By slowing the compression rate at the front and the back you’ll have dialled in a more robust response to a hard hit. Complementing that with faster rebound will see you hitting the ground and recovering in better shape than the standard settings allow, and you’ll have used no special tool or any mechanical skill to achieve peak drainage hump Knievel.

The clicker is perhaps the most misunderstood mechanism on a motorcycle since we lost the need to jet a carby and yet it’s one of the simplest and most useful.

Triumph, KTM and Husqvarna offer fork clickers that can be altered without the need for a screwdriver


We recommend starting with the clickers before you bust the wallet out and head to a ‘Master of the Boingers’ because a lot can be achieved with a flat blade screwdriver or adjustment via the electronics (KTM and Husky have tool-less clickers).

Find a section of trail and ride it again and again after making changes to compare the difference. Try moving the clickers in increments of four at first to be sure you get a definable change.

To avoid getting sucked into an overly soft feel because it’s ultra-comfy, make sure you have a few good bumps to hit. You paid for those clickers and that fancy suspension so go make the best of it. If you get lost, you can always return the settings to stock in seconds.

Clickers are ultimately best used for fine adjustments though, so if you can’t find a happy place with your fingers, it’s time to visit a guru.

Guys like Teknik and Motorcyclebiz know the suspension dark arts well and can produce amazing results


If a cream doesn’t work, go to the doctor. That’s just a great piece of personal advice everyone should heed.
When it comes to your suspension, there can never be harm in speaking to an expert at any point on how you can make it better for you. You will almost certainly get more out of tuning your suspension than you will from hunting for more horsepower alone.

Your bike is a finely balanced mechanism and the way the fork and shock operate together largely dictate whether it’s a nice bike to ride or not. And it gets complicated, for example; a shock that’s not quite right can make the front end feel like shit because of the forces it exerts through the frame. But how would you spot that as the problem? The pros know.

Spring rates, oil levels, pre-load, shim stacks, emulators, ride height and static sag are all the common language of the suspension tuner. A good company will listen to you and find you out what you ride, where you ride and a little about how you ride.

They’ll swish all this info around in their insanely analytical brains and combine that with some dark magic, experience and tech tools like a suspension dyno, to present to you a fork and or shock that performs better than the stock kit; often greatly so.

And man, does it feel good to have a bike that gets a good tuning. To have suspension that works specifically for you as opposed to an approximation of what most people would like is worth every effort and not only makes it a more enjoyable bike but a safer bike as well.

A shock that’s not quite right can make the front end feel like shit because of the forces it exerts through the frame. But how would you spot that as the problem? The pros know.

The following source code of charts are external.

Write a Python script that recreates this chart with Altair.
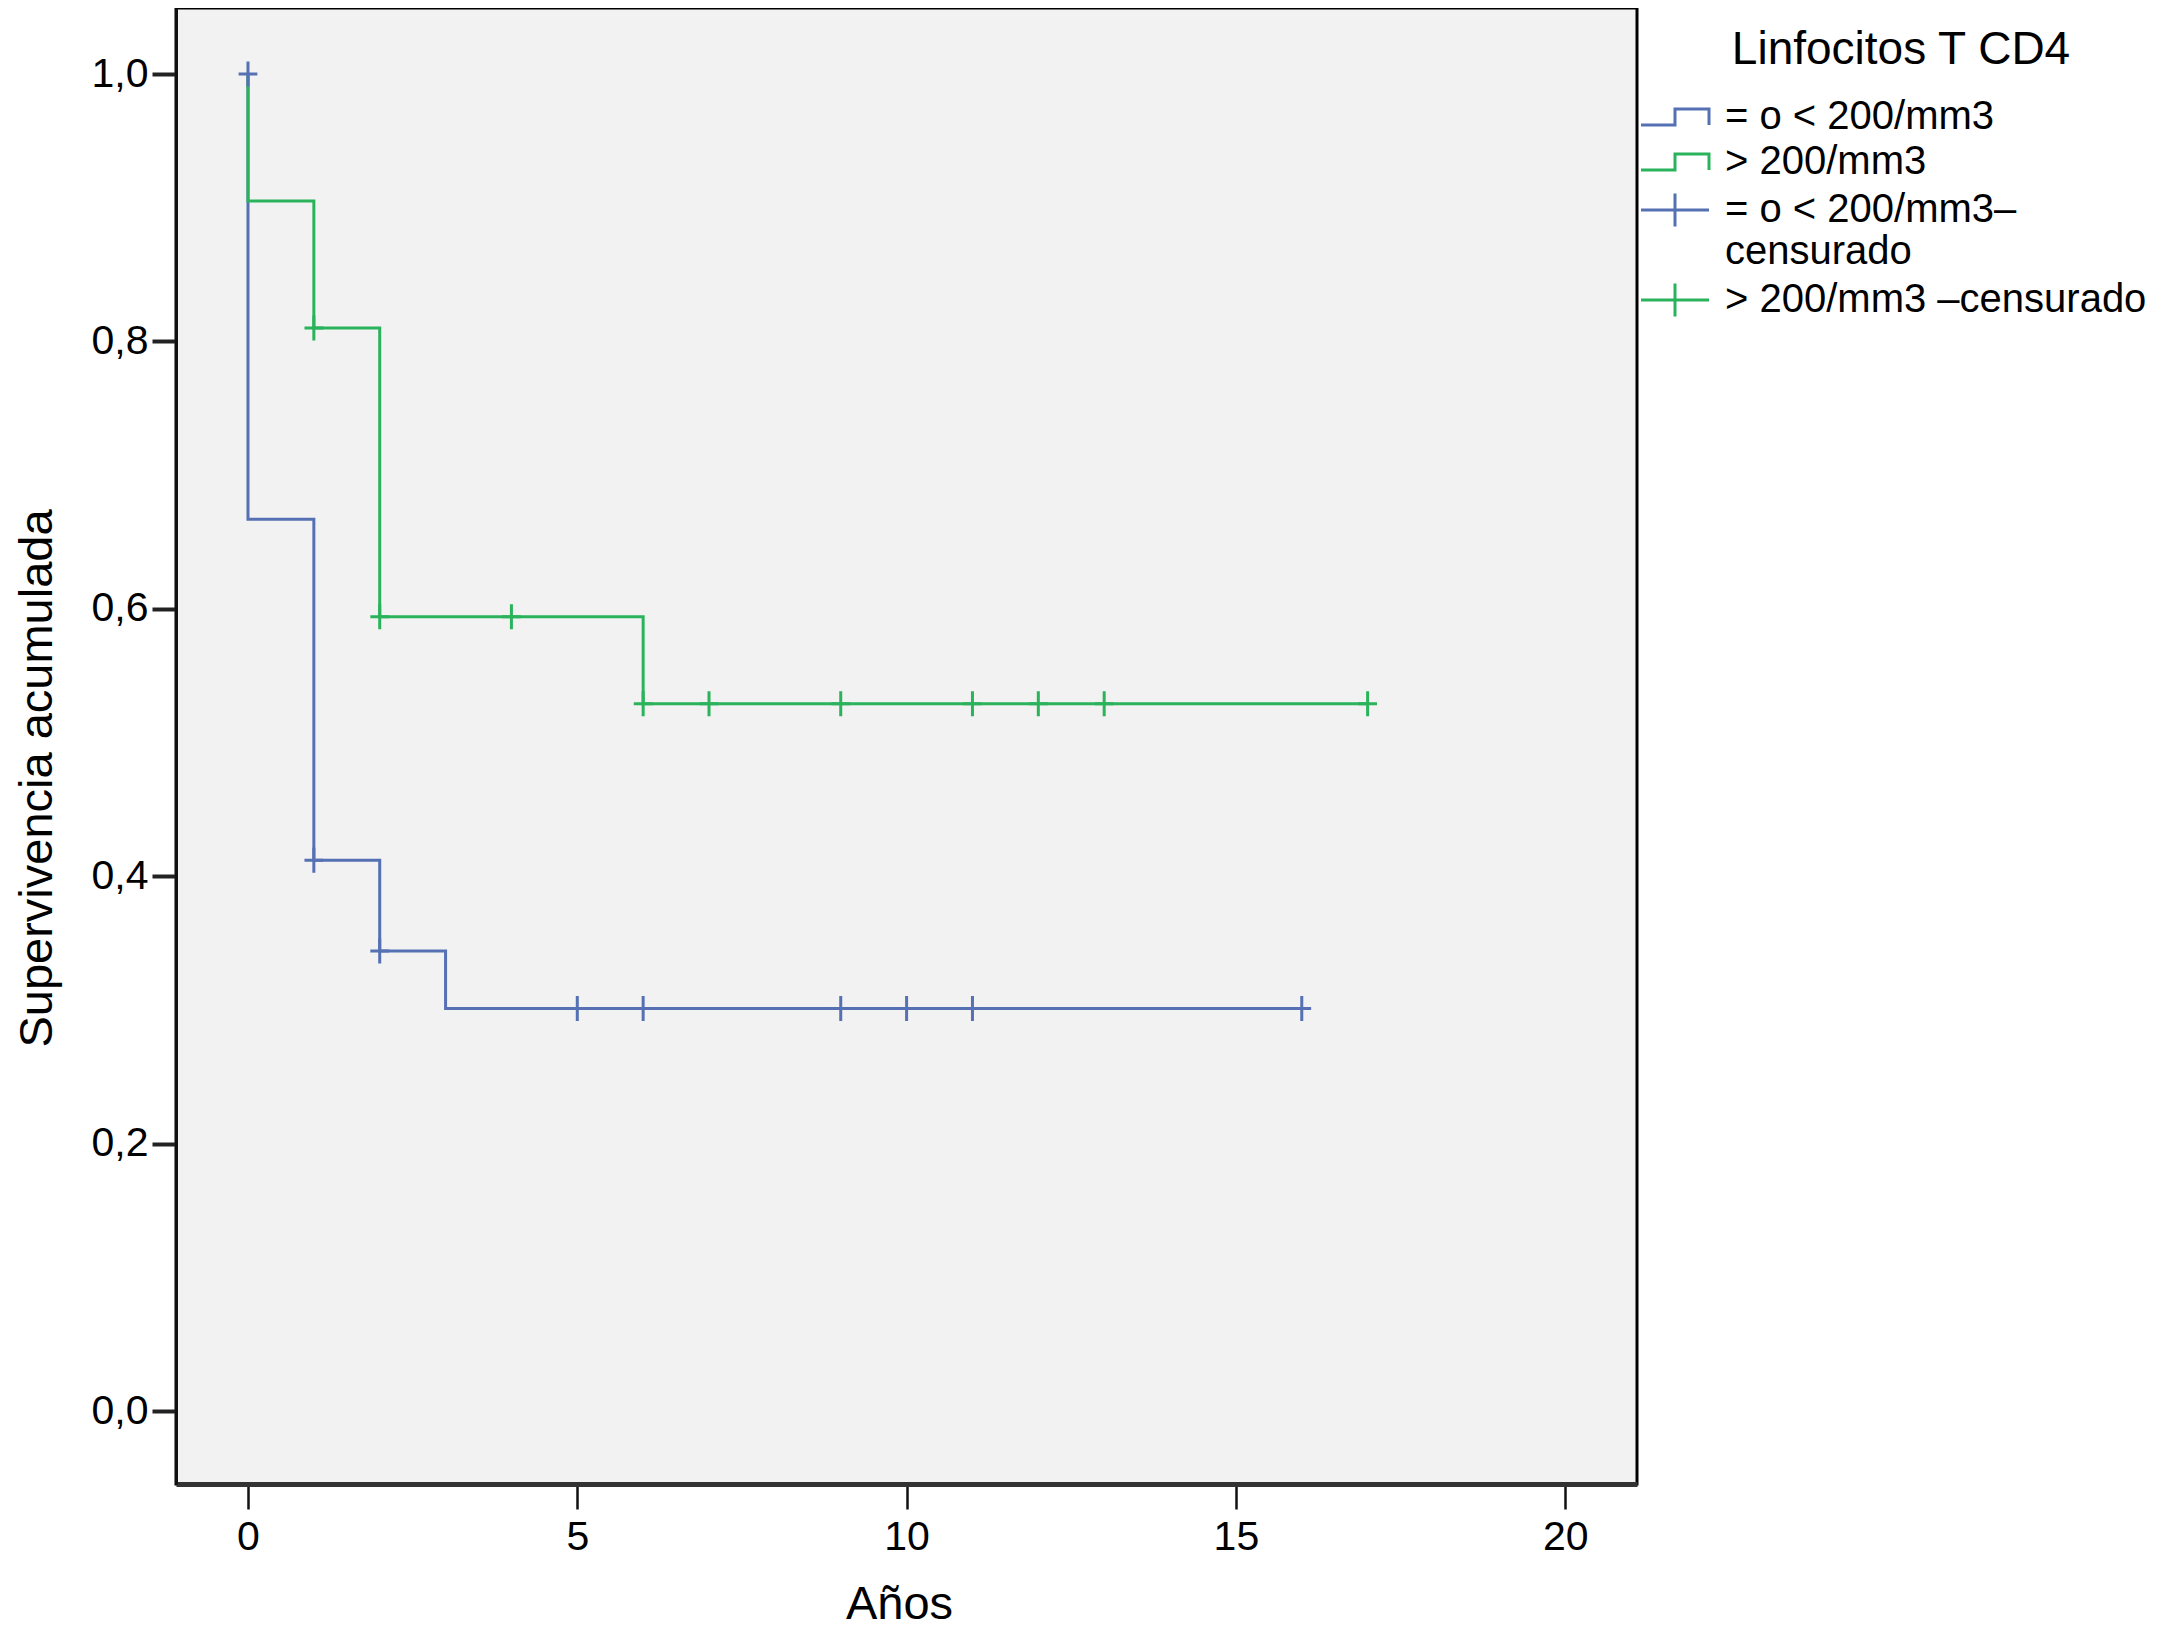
import altair as alt
import pandas as pd

# ---- data ----
series = ["= o < 200/mm3", "> 200/mm3"]
censored = ["= o < 200/mm3–censurado", "> 200/mm3 –censurado"]
legend_order = [series[0], series[1], censored[0], censored[1]]
colors = ["#5570b3", "#2bb35c", "#5570b3", "#2bb35c"]

blue_t = [0, 0, 1, 2, 3, 16]
blue_s = [1.0, 0.667, 0.412, 0.344, 0.301, 0.301]
green_t = [0, 0, 1, 2, 6, 17]
green_s = [1.0, 0.905, 0.810, 0.594, 0.529, 0.529]

blue_cens_t = [0, 1, 2, 5, 6, 9, 10, 11, 16]
blue_cens_s = [1.0, 0.412, 0.344, 0.301, 0.301, 0.301, 0.301, 0.301, 0.301]
green_cens_t = [1, 2, 4, 6, 7, 9, 11, 12, 13, 17]
green_cens_s = [0.810, 0.594, 0.594, 0.529, 0.529, 0.529, 0.529, 0.529, 0.529, 0.529]

x_ticks = [0, 5, 10, 15, 20]
y_ticks = [0.0, 0.2, 0.4, 0.6, 0.8, 1.0]

# ---- tables ----
steps = pd.DataFrame(
    [{"t": t, "s": s, "serie": series[0], "ord": i, "grp": 0} for i, (t, s) in enumerate(zip(blue_t, blue_s))]
    + [{"t": t, "s": s, "serie": series[1], "ord": i, "grp": 1} for i, (t, s) in enumerate(zip(green_t, green_s))]
)
cens = pd.DataFrame(
    [{"t": t, "s": s, "serie": censored[0]} for t, s in zip(blue_cens_t, blue_cens_s)]
    + [{"t": t, "s": s, "serie": censored[1]} for t, s in zip(green_cens_t, green_cens_s)]
)
legend_df = pd.DataFrame({"serie": legend_order, "t": [-50] * 4, "s": [-50] * 4})

FONT = "Liberation Sans, Arial, Helvetica, sans-serif"
X_DOMAIN = [-1.093, 21.09]
Y_DOMAIN = [-0.0546, 1.0494]

step_path = "M-2,0.47H0V-0.47H2V0.47"
plus_path = "M-2,0H2M0,-0.97V0.97"
cens_path = "M-0.75,0H0.75M0,-1V1"

x_enc = alt.X(
    "t:Q",
    scale=alt.Scale(domain=X_DOMAIN, nice=False, zero=False),
    axis=alt.Axis(
        values=x_ticks, format="d", title="Años", grid=False,
        domain=True, domainWidth=5, domainColor="#333333",
        tickSize=25, tickWidth=2.5, tickColor="#111", labelPadding=8,
        labelFontSize=41, labelColor="#000", labelFont=FONT,
        titleFontSize=47, titleFontWeight="normal", titleFont=FONT, titleColor="#000",
        titleX=723, titleY=134, titleBaseline="alphabetic", titleAlign="center",
    ),
)
y_enc = alt.Y(
    "s:Q",
    scale=alt.Scale(domain=Y_DOMAIN, nice=False, zero=False),
    axis=alt.Axis(
        values=y_ticks, title="Supervivencia acumulada", grid=False,
        domain=True, domainWidth=3, domainColor="#111111",
        tickSize=24, tickWidth=4, tickColor="#222", labelPadding=4,
        labelFontSize=41, labelColor="#000", labelFont=FONT,
        labelExpr="replace(format(datum.value, '.1f'), '.', ',')",
        titleFontSize=47, titleFontWeight="normal", titleFont=FONT, titleColor="#000",
        titleX=-125, titleY=770, titleBaseline="alphabetic", titleAlign="center", titleAngle=-90,
    ),
)

legend_props = dict(
    title="Linfocitos T CD4", orient="none", legendX=1479, legendY=20,
    titleFontSize=46, titleFontWeight="normal", titleFont=FONT, titleColor="#000",
    titleAnchor="middle", titlePadding=23, titleLimit=0,
    labelFontSize=40, labelFont=FONT, labelColor="#000", labelLimit=0, labelOffset=30,
    labelExpr="datum.label == '" + censored[0] + "' ? ['= o < 200/mm3–', 'censurado'] : datum.label",
    symbolSize=1156, symbolStrokeWidth=3, symbolFillColor="transparent",
    rowPadding=5, padding=0,
)

color_scale = alt.Scale(domain=legend_order, range=colors)

lines = alt.Chart(steps).mark_line(interpolate="step-after", strokeWidth=3, clip=True).encode(
    x=x_enc, y=y_enc,
    color=alt.Color("serie:N", scale=color_scale, legend=alt.Legend(**legend_props)),
    detail="grp:N",
    order="ord:Q",
)

marks = alt.Chart(cens).mark_point(shape=cens_path, size=625, filled=False, strokeWidth=3, opacity=1, clip=True).encode(
    x="t:Q", y="s:Q",
    color=alt.Color("serie:N", scale=color_scale, legend=alt.Legend(**legend_props)),
)

legend_layer = alt.Chart(legend_df).mark_point(filled=False, strokeWidth=3, opacity=1, clip=True).encode(
    x="t:Q", y="s:Q",
    color=alt.Color("serie:N", scale=color_scale, legend=alt.Legend(**legend_props)),
    shape=alt.Shape("serie:N", scale=alt.Scale(domain=legend_order, range=[step_path, step_path, plus_path, plus_path]),
                    legend=alt.Legend(**legend_props)),
)

chart = alt.layer(lines, marks, legend_layer).properties(
    width=1461, height=1476,
    autosize=alt.AutoSizeParams(type="none"),
    padding={"left": 168, "top": 0, "right": 514, "bottom": 148},
    background="#ffffff",
    view=alt.ViewBackground(fill="#f2f2f2", stroke="#000000", strokeWidth=3),
).configure(
    font=FONT,
).configure_view(
    fill="#f2f2f2", stroke="#000000", strokeWidth=3,
)

chart.save("out.html", embed_options={"renderer": "svg", "actions": False})
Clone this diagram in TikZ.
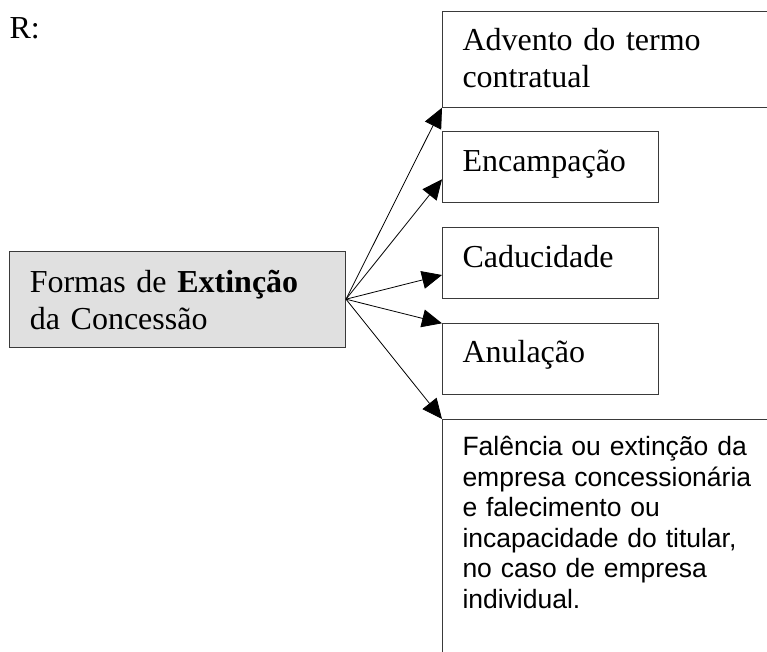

Not having clickers doesn’t mean you can tune and certainly won’t stop you from travelling far and wide


That’s OK. Nobody will think less of you for being clickless.

Old style forks may not have much or any adjustment options, like the DR650 for example. They need to head to a tuner to be worked on but it’s often a pretty basic procedure to improve a fork that was designed 20 years ago.

Some modern suspension systems are of course controlled electronically and may not use terms like rebound and compression. The concept remains the same though and instead of you having to get your gloves dirty, a servo motor does it for you.

Again, take the time to explore what it all does and feel the way the bike behaves when you make changes. You paid for all this adjustment now go explore what it can do for you.